The geeks who are rather hamfistedly founding a new startup (centered on a data compression algorithm) get into a bind.  They sort of randomly called the new company “Pied Piper”, and an angel investor has cut a check for $200K payable to “Pied Piper Inc.”.  And they can’t deposit it because (a) they had not until now bothered to set up a company with that name (or any company at all), and (b) it turns out that an irrigation services company in Gilroy already has a corporation by that name, and (c) the Gilroy company has a trademark registration for the name.

The trademark issues abound.  The Gilroy company’s line of business is irrigation.  Not the same as data compression services.  Indeed the owner of the Gilroy company says “nobody is going to confuse an irrigation company with a Silicon Valley startup”.  Surely a coexistence agreement would be in the works?  But no, the protagonist seems to be under the impression that the only way forward is to buy the trademark rights, or the company, or something (not quite clear exactly what but they shook hands on it for $1K, so it must be okay).

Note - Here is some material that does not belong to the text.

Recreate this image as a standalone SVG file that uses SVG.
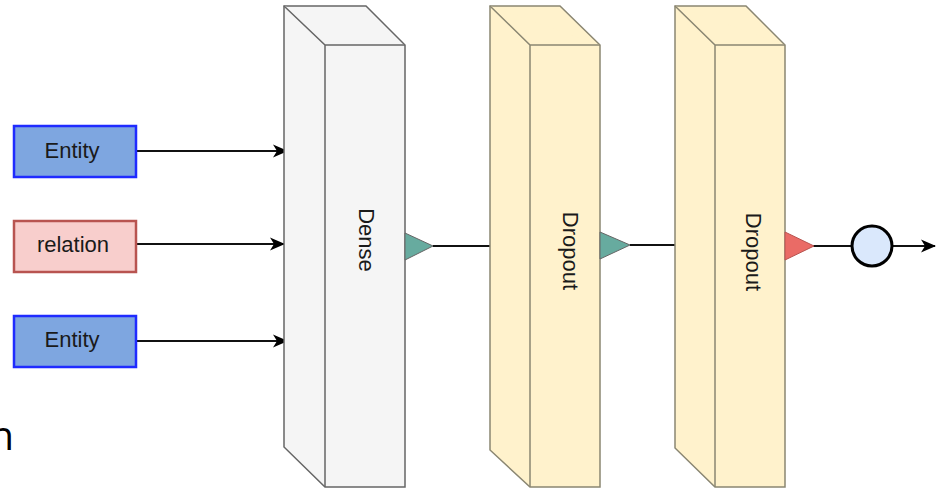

Next come the patent issues.  Turns out our protagonist, before accepting the angel money, had offered the technology to Hooli, a (fictitious) very large Silicon Valley company with oodles of money.  And now it seems Hooli is reverse engineering the technology and plans to get to market with a competing data compression product before the startup gets to market.  Maybe in episode 4 it will be revealed that our protagonist had the foresight to file a provisional patent application on his technology before revealing it to Hooli.  But at least as of now in episode 3, there’s no sign that our protagonist did so.

Back to the trademark issues.  In a scene that reminds me of interactions with certain clients over the years, we see a bunch of company founders staring at a whiteboard where a variety of would-be company names are written.  The founders are trying to brainstorm to come up with a new name that they might use instead of “Pied Piper”.  As we know, a good trademark:

  • is one for which the name is not already taken by someone else with the Secretary of State in the state where you are trying to incorporate;
  • is one for which the matching dot-com domain name is not already taken;
  • is one for which, if you hear it spoken, you can immediately guess correctly how it is spelled;
  • is one for which, if you see it written, you can correctly guess how to pronounce it;
  • is not too terribly many letters long;
  • does not rely, for its intelligibility, upon some strained punctuation or mid-word capitalization;
  • is available for purposes of a federal trademark registration;  and
  • does not mean “donkey poop” in any language.

Of course every would-be company name on the white board in this fictional television series violates at least one of these rules.

I wonder how many homes this evening had someone shouting at the television “just sign a coexistence agreement!”